START Source data

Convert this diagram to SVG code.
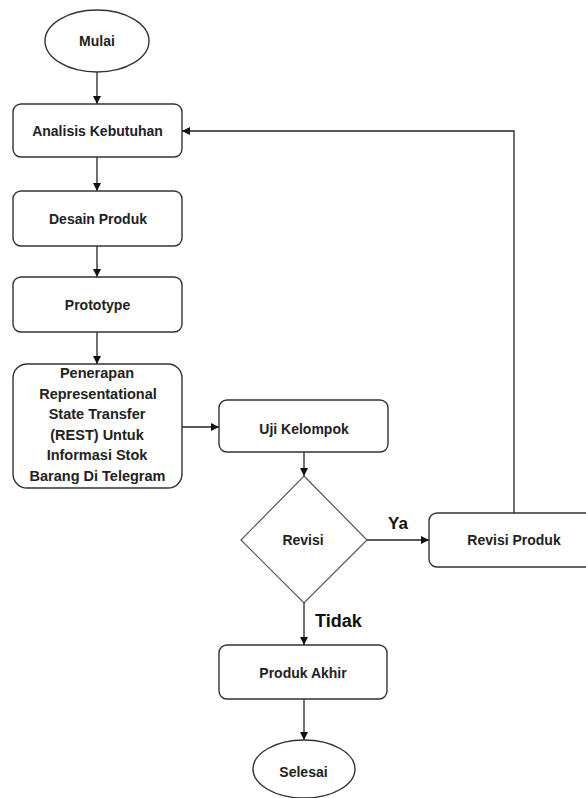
<svg xmlns="http://www.w3.org/2000/svg" width="586" height="798" viewBox="0 0 586 798">
<style>
.box{fill:#fff;stroke:#333;stroke-width:1.4}
.dia{fill:#fff;stroke:#555;stroke-width:1.2}
.lbl{font-family:"Liberation Sans",Arial,sans-serif;font-weight:bold;font-size:14px;fill:#222;text-anchor:middle}
.big{font-size:14.5px}
.yn{font-family:"Liberation Sans",Arial,sans-serif;font-weight:bold;fill:#111}
.con{fill:none;stroke:#222;stroke-width:1.3}
</style>
<defs>
<marker id="ah" viewBox="0 0 10 10" refX="10" refY="5" markerWidth="8" markerHeight="8" markerUnits="userSpaceOnUse" orient="auto">
<path d="M0,0 L10,5 L0,10 z" fill="#111"/>
</marker>
</defs>
<rect width="586" height="798" fill="#fff"/>
<g id="connectors">
<line class="con" x1="97" y1="72" x2="97" y2="104" marker-end="url(#ah)"/>
<line class="con" x1="97" y1="157" x2="97" y2="191" marker-end="url(#ah)"/>
<line class="con" x1="97" y1="246" x2="97" y2="277" marker-end="url(#ah)"/>
<line class="con" x1="97" y1="332" x2="97" y2="364" marker-end="url(#ah)"/>
<line class="con" x1="182" y1="427" x2="219" y2="427" marker-end="url(#ah)"/>
<line class="con" x1="304" y1="452" x2="304" y2="476" marker-end="url(#ah)"/>
<line class="con" x1="367" y1="540" x2="429" y2="540" marker-end="url(#ah)"/>
<polyline class="con" points="514,513 514,131 182,131" marker-end="url(#ah)"/>
<line class="con" x1="304" y1="603" x2="304" y2="645" marker-end="url(#ah)"/>
<line class="con" x1="304" y1="699" x2="304" y2="740" marker-end="url(#ah)"/>
<text class="yn" x="388" y="529" font-size="17">Ya</text>
<text class="yn" x="315" y="627" font-size="18">Tidak</text>
</g>
<g id="mulai">
<ellipse class="box" cx="97" cy="41" rx="52" ry="31"/>
<text class="lbl" x="97" y="46">Mulai</text>
</g>
<g id="analisis">
<rect class="box" x="13" y="104" width="169" height="53" rx="8"/>
<text class="lbl" x="97.5" y="136">Analisis Kebutuhan</text>
</g>
<g id="desain">
<rect class="box" x="13" y="191" width="169" height="55" rx="8"/>
<text class="lbl" x="98" y="224">Desain Produk</text>
</g>
<g id="prototype">
<rect class="box" x="13" y="277" width="169" height="55" rx="8"/>
<text class="lbl" x="97.5" y="310">Prototype</text>
</g>
<g id="penerapan">
<rect class="box" x="13" y="364" width="169" height="124" rx="14"/>
<text class="lbl big" x="97" y="378">Penerapan</text>
<text class="lbl big" x="98" y="398.5">Representational</text>
<text class="lbl big" x="97" y="419">State Transfer</text>
<text class="lbl big" x="97" y="439.5">(REST) Untuk</text>
<text class="lbl big" x="97" y="460">Informasi Stok</text>
<text class="lbl big" x="97.5" y="481">Barang Di Telegram</text>
</g>
<g id="uji">
<rect class="box" x="219" y="400" width="169" height="52" rx="8"/>
<text class="lbl" x="304" y="434">Uji Kelompok</text>
</g>
<g id="revisi">
<polygon class="dia" points="304,476 367,540 304,603 241,540"/>
<text class="lbl" x="303" y="545">Revisi</text>
</g>
<g id="revisi-produk">
<rect class="box" x="429" y="513" width="175" height="54" rx="8"/>
<text class="lbl" x="514" y="545">Revisi Produk</text>
</g>
<g id="produk-akhir">
<rect class="box" x="219" y="645" width="168" height="54" rx="8"/>
<text class="lbl" x="303" y="678">Produk Akhir</text>
</g>
<g id="selesai">
<ellipse class="box" cx="304" cy="769" rx="51" ry="29"/>
<text class="lbl" x="303.5" y="777">Selesai</text>
</g>
</svg>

END Source data

## What the task asks
The data above needs to be retyped exactly, with the images left out.

## Response
Convert this diagram to SVG code.
<svg xmlns="http://www.w3.org/2000/svg" width="586" height="798" viewBox="0 0 586 798">
<style>
.box{fill:#fff;stroke:#333;stroke-width:1.4}
.dia{fill:#fff;stroke:#555;stroke-width:1.2}
.lbl{font-family:"Liberation Sans",Arial,sans-serif;font-weight:bold;font-size:14px;fill:#222;text-anchor:middle}
.big{font-size:14.5px}
.yn{font-family:"Liberation Sans",Arial,sans-serif;font-weight:bold;fill:#111}
.con{fill:none;stroke:#222;stroke-width:1.3}
</style>
<defs>
<marker id="ah" viewBox="0 0 10 10" refX="10" refY="5" markerWidth="8" markerHeight="8" markerUnits="userSpaceOnUse" orient="auto">
<path d="M0,0 L10,5 L0,10 z" fill="#111"/>
</marker>
</defs>
<rect width="586" height="798" fill="#fff"/>
<g id="connectors">
<line class="con" x1="97" y1="72" x2="97" y2="104" marker-end="url(#ah)"/>
<line class="con" x1="97" y1="157" x2="97" y2="191" marker-end="url(#ah)"/>
<line class="con" x1="97" y1="246" x2="97" y2="277" marker-end="url(#ah)"/>
<line class="con" x1="97" y1="332" x2="97" y2="364" marker-end="url(#ah)"/>
<line class="con" x1="182" y1="427" x2="219" y2="427" marker-end="url(#ah)"/>
<line class="con" x1="304" y1="452" x2="304" y2="476" marker-end="url(#ah)"/>
<line class="con" x1="367" y1="540" x2="429" y2="540" marker-end="url(#ah)"/>
<polyline class="con" points="514,513 514,131 182,131" marker-end="url(#ah)"/>
<line class="con" x1="304" y1="603" x2="304" y2="645" marker-end="url(#ah)"/>
<line class="con" x1="304" y1="699" x2="304" y2="740" marker-end="url(#ah)"/>
<text class="yn" x="388" y="529" font-size="17">Ya</text>
<text class="yn" x="315" y="627" font-size="18">Tidak</text>
</g>
<g id="mulai">
<ellipse class="box" cx="97" cy="41" rx="52" ry="31"/>
<text class="lbl" x="97" y="46">Mulai</text>
</g>
<g id="analisis">
<rect class="box" x="13" y="104" width="169" height="53" rx="8"/>
<text class="lbl" x="97.5" y="136">Analisis Kebutuhan</text>
</g>
<g id="desain">
<rect class="box" x="13" y="191" width="169" height="55" rx="8"/>
<text class="lbl" x="98" y="224">Desain Produk</text>
</g>
<g id="prototype">
<rect class="box" x="13" y="277" width="169" height="55" rx="8"/>
<text class="lbl" x="97.5" y="310">Prototype</text>
</g>
<g id="penerapan">
<rect class="box" x="13" y="364" width="169" height="124" rx="14"/>
<text class="lbl big" x="97" y="378">Penerapan</text>
<text class="lbl big" x="98" y="398.5">Representational</text>
<text class="lbl big" x="97" y="419">State Transfer</text>
<text class="lbl big" x="97" y="439.5">(REST) Untuk</text>
<text class="lbl big" x="97" y="460">Informasi Stok</text>
<text class="lbl big" x="97.5" y="481">Barang Di Telegram</text>
</g>
<g id="uji">
<rect class="box" x="219" y="400" width="169" height="52" rx="8"/>
<text class="lbl" x="304" y="434">Uji Kelompok</text>
</g>
<g id="revisi">
<polygon class="dia" points="304,476 367,540 304,603 241,540"/>
<text class="lbl" x="303" y="545">Revisi</text>
</g>
<g id="revisi-produk">
<rect class="box" x="429" y="513" width="175" height="54" rx="8"/>
<text class="lbl" x="514" y="545">Revisi Produk</text>
</g>
<g id="produk-akhir">
<rect class="box" x="219" y="645" width="168" height="54" rx="8"/>
<text class="lbl" x="303" y="678">Produk Akhir</text>
</g>
<g id="selesai">
<ellipse class="box" cx="304" cy="769" rx="51" ry="29"/>
<text class="lbl" x="303.5" y="777">Selesai</text>
</g>
</svg>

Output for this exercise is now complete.